我们何苦走了一个,又搭上一个?
他温存地笑道,你觉得正义是不需要坚持的吗?
乔乔没有看着蒲刃,也没有说话。
这很不像你啊,乔乔。他继续说道。
乔乔的脸色渐渐凝重,最终冷若冰霜,并且一字一句地说道,他是死了,但是我也没活过,这还不够吗?说完这话,她转身出了病房。
剩下蒲刃一个人呆呆地靠在床头。
他还是不明白她为何判若两人,狠得这么彻底。
日记本的扉页上一个字也没有,只是右下角有一个拇指盖大小的红泥印章,上面刻着渊雷两个字。
不知为何,蒲刃突然一阵鼻子发酸。
也许是“你什么都不告诉我,我只会更危险”这句话起了作用,乔乔终于把那本香艳日记放到了蒲刃手上。她是在忙碌了一天之后,晚上给蒲刃擦了澡,临走之前才从包里拿出了这本日记,随后平静并且一言不发地离开了。

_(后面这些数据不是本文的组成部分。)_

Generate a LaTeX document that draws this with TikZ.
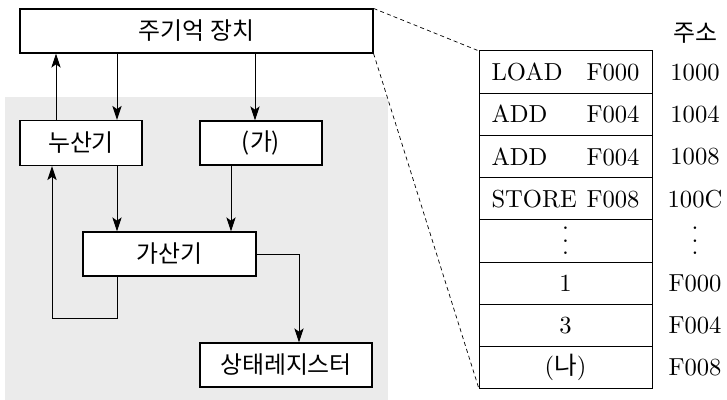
\documentclass[tikz,border=0pt]{standalone}
\usepackage{fontspec}
\newfontfamily\krfont{Noto Sans CJK KR}
\newfontfamily\tabfont{lmroman10-regular}[Extension=.otf]
\usetikzlibrary{arrows.meta,positioning}

\newcommand{\tabdots}{\vbox{\baselineskip=3.1mm \lineskiplimit=0pt \hbox{.}\hbox{.}\hbox{.}}}

\tikzset{
  unit/.style={draw, line width=0.8pt, fill=white, inner sep=0pt, font=\krfont\fontsize{17}{20}\selectfont},
  link/.style={line width=0.7pt, -{Stealth[length=3.5mm, width=2.3mm, inset=0.8mm]}},
  cell/.style={draw, line width=0.7pt, outer sep=0pt, minimum width=43.25mm, minimum height=10.56mm,
    inner xsep=3.125mm, inner ysep=0pt, text width=37mm, align=center, font=\tabfont\fontsize{17.5}{20}\selectfont},
  addr/.style={inner sep=0pt, font=\tabfont\fontsize{17.5}{20}\selectfont},
  zoomline/.style={line width=0.5pt, dash pattern=on 1mm off 0.8mm},
}

\begin{document}
\begin{tikzpicture}[x=0.25mm, y=-0.25mm]
    \useasboundingbox (0,0) rectangle (727,400);

    % processor area
    \fill[black!8] (5,97) rectangle (388,400);

    \node[unit, minimum width=88.25mm, minimum height=11mm] (mem) at (196.5,31) {주기억 장치};
    \node[unit, minimum width=30.5mm, minimum height=11.25mm] (acc) at (81,143) {누산기};
    \node[unit, minimum width=30.5mm, minimum height=11mm] (ga) at (261,143) {(가)};
    \node[unit, minimum width=43.25mm, minimum height=11mm] (alu) at (169.5,254) {가산기};
    \node[unit, minimum width=43mm, minimum height=11mm] (sr) at (286,365) {상태레지스터};

    \coordinate (up) at (56,0);
    \coordinate (down) at (117,0);
    \coordinate (gin) at (255,0);
    \coordinate (gout) at (231,0);
    \coordinate (back) at (52,318);
    \coordinate (flag) at (299,0);

    \draw[link] (acc.north -| up) -- (mem.south -| up);
    \draw[link] (mem.south -| down) -- (acc.north -| down);
    \draw[link] (mem.south -| gin) -- (ga.north -| gin);
    \draw[link] (acc.south -| down) -- (alu.north -| down);
    \draw[link] (ga.south -| gout) -- (alu.north -| gout);
    \draw[link] (alu.south -| down) |- (back) -- (acc.south -| back);
    \draw[link] (alu.east) -| (sr.north -| flag);

    % memory contents
    \node[cell] (r1) at (565.5,72.1) {LOAD\hfill F000};
    \node[cell, below=0pt of r1] (r2) {ADD\hfill F004};
    \node[cell, below=0pt of r2] (r3) {ADD\hfill F004};
    \node[cell, below=0pt of r3] (r4) {STORE\hfill F008};
    \node[cell, below=0pt of r4] (r5) {\tabdots};
    \node[cell, below=0pt of r5] (r6) {1};
    \node[cell, below=0pt of r6] (r7) {3};
    \node[cell, below=0pt of r7] (r8) {({\krfont 나})};

    \coordinate (acol) at (695,0);
    \node[addr, font=\krfont\fontsize{17}{20}\selectfont] (hd) at (695,33) {주소};
    \node[addr] (a1) at (r1 -| acol) {1000};
    \node[addr] (a2) at (r2 -| acol) {1004};
    \node[addr] (a3) at (r3 -| acol) {1008};
    \node[addr] (a4) at (r4 -| acol) {100C};
    \node[addr] (a5) at (r5 -| acol) {\tabdots};
    \node[addr] (a6) at (r6 -| acol) {F000};
    \node[addr] (a7) at (r7 -| acol) {F004};
    \node[addr] (a8) at (r8 -| acol) {F008};

    \draw[zoomline] (mem.north east) -- (r1.north west);
    \draw[zoomline] (mem.south east) -- (r8.south west);
\end{tikzpicture}
\end{document}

说来甚是奇怪,同样是一本日记,在蒲刃的眼中,看到的并不是刺心刺肺的滥情和性事,而是一个男人内心的寂寞和孤独。
第二天一早,乔乔就提着早餐来到病房。
她的神情稀松平常,就像什么都没发生过一样。早餐是鱼片粥和猪肝鸡蛋肠粉。乔乔架起病房特制的餐桌,正好横在蒲刃的床前,两个人默默相对着吃早餐。乔乔的眼神有些飘忽,但又始终不肯与蒲刃对视。
蒲刃心中不忍,轻声说道,谢谢你这么信任我。
乔乔没有看他,也没有说话,只是放慢了咀嚼,眼圈微微泛红。蒲刃又说了一句,好在一切都过去了。
乔乔点了点头,但还是滴下泪来。
蒲刃本想再说两句安慰她的话,但这时已经可以听见走廊上治疗车滚动的哗啦声,女护士白衣飘飘来回走动。两个人赶紧吃完早餐,把餐桌收拾干净,归位到墙边。

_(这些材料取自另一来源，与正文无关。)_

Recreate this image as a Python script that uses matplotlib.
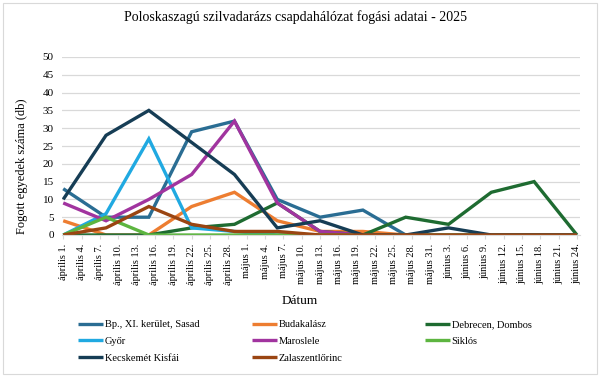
import numpy as np
import matplotlib
matplotlib.use("Agg")
import matplotlib.pyplot as plt
from matplotlib.patches import Rectangle

plt.rcParams['font.family'] = ['Liberation Serif', 'DejaVu Serif']

# heti fogási adatok (április 1. - június 24.)
datumok = np.arange(np.datetime64('2025-04-01'), np.datetime64('2025-06-25'), 7)

bp_sasad = [13, 5, 5, 29, 32, 10, 5, 7, 0, 0, 0, 0, 0]
budakalasz = [4, 0, 0, 8, 12, 4, 1, 1, 0, 0, 0, 0, 0]
debrecen = [0, 0, 0, 2, 3, 9, 1, 0, 5, 3, 12, 15, 0]
gyor = [0, 6, 27, 2, 1, 0, 0, 0, 0, 0, 0, 0, 0]
maroslele = [9, 4, 10, 17, 32, 9, 1, 0, 0, 0, 0, 0, 0]
siklos = [0, 5, 0, 0, 0, 0, 0, 0, 0, 0, 0, 0, 0]
kecskemet = [10, 28, 35, 26, 17, 2, 4, 0, 0, 2, 0, 0, 0]
zala = [0, 2, 8, 3, 1, 1, 0, 0, 0, 0, 0, 0, 0]

sorozatok = [
    ("Bp., XI. kerület, Sasad", bp_sasad, "#2A6D93"),
    ("Budakalász", budakalasz, "#ED7D31"),
    ("Debrecen, Dombos", debrecen, "#1E6B31"),
    ("Győr", gyor, "#20A9E1"),
    ("Maroslele", maroslele, "#A1349F"),
    ("Siklós", siklos, "#5DB540"),
    ("Kecskemét Kisfái", kecskemet, "#163D55"),
    ("Zalaszentlőrinc", zala, "#9A4512"),
]

honapok = {4: "április", 5: "május", 6: "június"}
tick_datumok = np.arange(np.datetime64('2025-04-01'), np.datetime64('2025-06-25'), 3)

start = np.datetime64('2025-04-01')
x = (datumok - start).astype(int)
tx = (tick_datumok - start).astype(int)
tlabels = []
for d in tick_datumok.astype(object):
    tlabels.append(f"{honapok[d.month]} {d.day}.")

fig = plt.figure(figsize=(6, 3.77), dpi=100)
ax = fig.add_axes([62/600, 1-235/377, (580-62)/600, (235-57)/377])

handles = {}
for nev, ertekek, szin in sorozatok:
    h, = ax.plot(x, ertekek, color=szin, linewidth=2.4, solid_joinstyle='miter',
                 solid_capstyle='butt', label=nev)
    handles[nev] = h

ax.set_xlim(-0.2, 84.5)
ax.set_ylim(0, 50)
ax.set_yticks(range(0, 51, 5))
ax.set_xticks(tx)
ax.set_xticklabels(tlabels, rotation=90, fontsize=7.5)
ax.tick_params(axis='x', length=3, color='#D9D9D9', pad=3)
ax.tick_params(axis='y', length=0, labelsize=8, pad=6)
ax.grid(axis='y', color='#D9D9D9', linewidth=0.9)
ax.set_axisbelow(True)
for s in ['top', 'right', 'left']:
    ax.spines[s].set_visible(False)
ax.spines['bottom'].set_color('#D9D9D9')

fig.text(0.493, 0.955, "Poloskaszagú szilvadarázs csapdahálózat fogási adatai - 2025",
         ha='center', va='center', fontsize=10)
fig.text(0.037, 0.56, "Fogott egyedek száma (db)", rotation=90, ha='center', va='center', fontsize=9)
fig.text(0.5, 1-301/377, "Dátum", ha='center', va='center', fontsize=9.5)

# jelmagyarázat három oszlopban
oszlopok = [
    ["Bp., XI. kerület, Sasad", "Győr", "Kecskemét Kisfái"],
    ["Budakalász", "Maroslele", "Zalaszentlőrinc"],
    ["Debrecen, Dombos", "Siklós"],
]
oszlop_x = [78, 252, 425]
for ox, nevek in zip(oszlop_x, oszlopok):
    fig.legend([handles[n] for n in nevek], nevek, loc='upper left',
               bbox_to_anchor=(ox/600, 1-320/377), frameon=False, fontsize=7.5,
               handlelength=2.4, handletextpad=0.15, labelspacing=0.72,
               borderaxespad=0, borderpad=0)

fig.patches.append(Rectangle((3/600, 3/377), 594/600, 371/377, transform=fig.transFigure,
                             fill=False, edgecolor='#D9D9D9', linewidth=0.8))

fig.savefig('out.png', dpi=100)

上午是治疗时间,要打针、服药、换药、输液、量体温等。
中午时分,蒲刃睡着了一会儿,竟然梦见了冯渊雷,他的眼皮下垂,目光诡谲,嘴角挂着纵观气象万千的神秘微笑。
他也只好对他笑了笑,他却但笑不语,这样怪异的神情足足保持了半分钟。好像他也同时知道了他的秘密一样。
醒来时,蒲刃看见乔乔坐在他床边的椅子上,上身俯在他的病床前睡着了,她侧面枕着自己的手臂,头发有些凌乱,但发质乌黑浓密,手臂和脖颈也依旧白皙可人,称得上美人依旧。
他承认,他也还是喜欢她的,要不不会有一种想亲近她的冲动。
显然她昨晚纠结得无法入睡,现在反而有一种解脱之后的疲惫。他只好尽量保持不动,想让她多睡一会儿。
上午蒲刃输液的时候,他问乔乔怎么拿到这本日记的。
乔乔说有人特快专递寄给她的,而且没有留下地址,只写了一个什么什么信箱,留下的手机号码也是空号。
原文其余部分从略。